Researchers in statistical language modeling employ the concept of a stoplist. A stoplist is a list of commonly occuring words such as "the", "of", and "are." When using a statistical technique based on the bag-of-words assumption (word exchangeability), these stopwords are discarded with the hope that the remaining words are the truly informative ones. Although suitable for classification and clustering tasks, such an approach falls short of modelling the syntax in the english language.

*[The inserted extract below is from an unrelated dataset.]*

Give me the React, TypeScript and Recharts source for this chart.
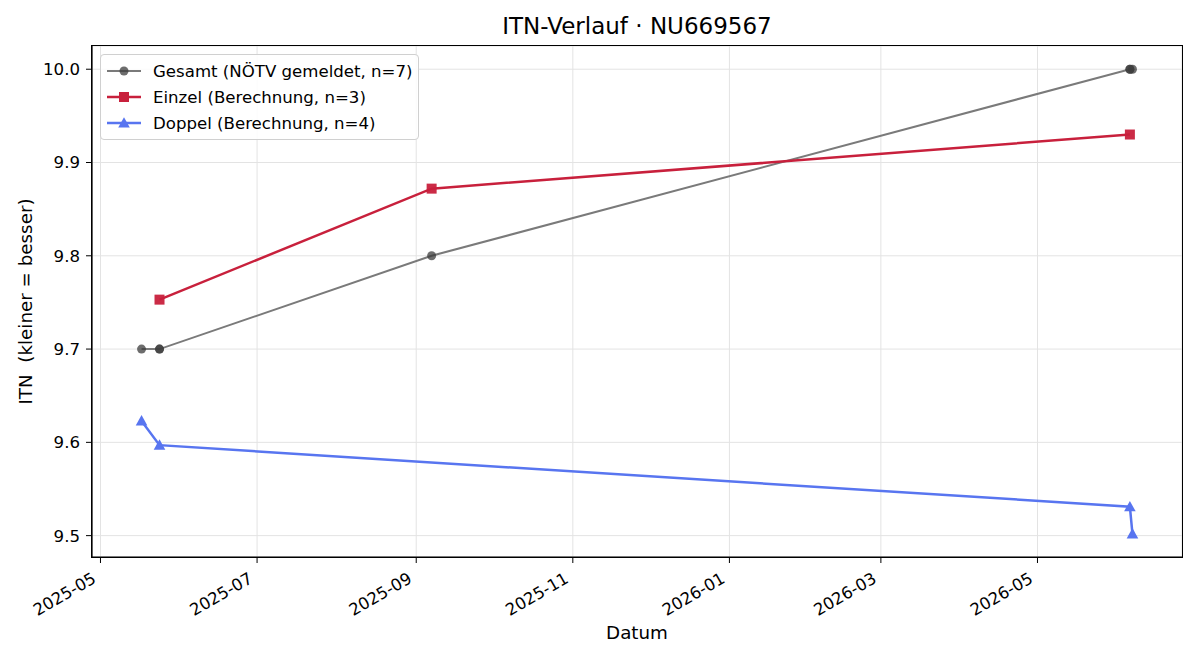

I believe that we should stop using stop lists. These 'meaningless' words are the glue that binds together informative words and if we want to be able to perform tasks such as grammar checking spelling checking then we have to look beyond bag-of-words. By complementing models such as LDA with a latent syntactic labels per word, we can attain partial exchangeability.
Latent Semantic Topc = A topic that is used to denote high-level information about the target sentence.
Latent Syntactic Topic = A topic which denotes the type of word (such as noun,verb,adjective).
Consider the sentence:
I read thick books.
This sentence is generated from the syntactic skeleton [noun,verb,adjective,noun].
Ideally we want a to understand text in such a way that the generative process generates text that appears to be generated by a human.
I would like to thank Jon for pointing out the Integrating Topics and Syntax paper which talks about this. Only two days after I posted this entry he showed me this paper (of course Blei is one of the authors).